Sigal works very hard to not take the perspective of Orthodox or Reform or Conservative Judaism, but to approach Judaism as the evolution of a faith, and discuss its evolution throughout history. Which is one of the reasons I appreciate him so thoroughly.

First of all understand that I recommend these books for their benefit as it regards the study of history. Correctly understanding that Christianity was first a “variety of Judaism”, as he puts it, and only later developed into something separate and different, Sigal presents a thoroughly researched and uniquely unbiased approach to tracing the separation of the Church from the Synagogue. (no one is totally unbiased, of course, but I appreciate the degree to which Sigal strives for this goal, and the degree to which he achieves it).

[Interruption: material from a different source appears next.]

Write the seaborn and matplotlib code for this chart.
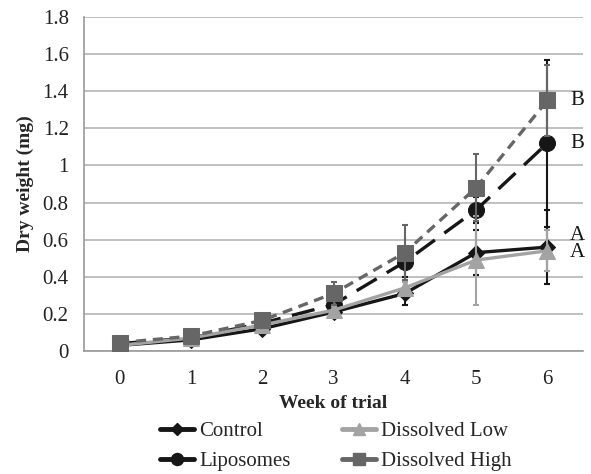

The understanding of the facts surrounding our origins can only improve our theology and doctrine. Just as the Church separated from the synagogue, Judaism as it was in Yeshua’s day morphed into something different as well. So present-day Judaism is certainly something separate from present-day Christianity. However, it is important that we understand that both Christianity and Judaism (as we know it today) sprang from the same original fount, but have resulted in two new entities.

Judaism has focused on what was intended to be a preliminary and then complementary issue, and in missing the core has moved away from the original fount. Christianity, in jettisoning one of the complementary (yet crucial) parts, has maintained the core in theory, and struggled desperately to realize it in practice.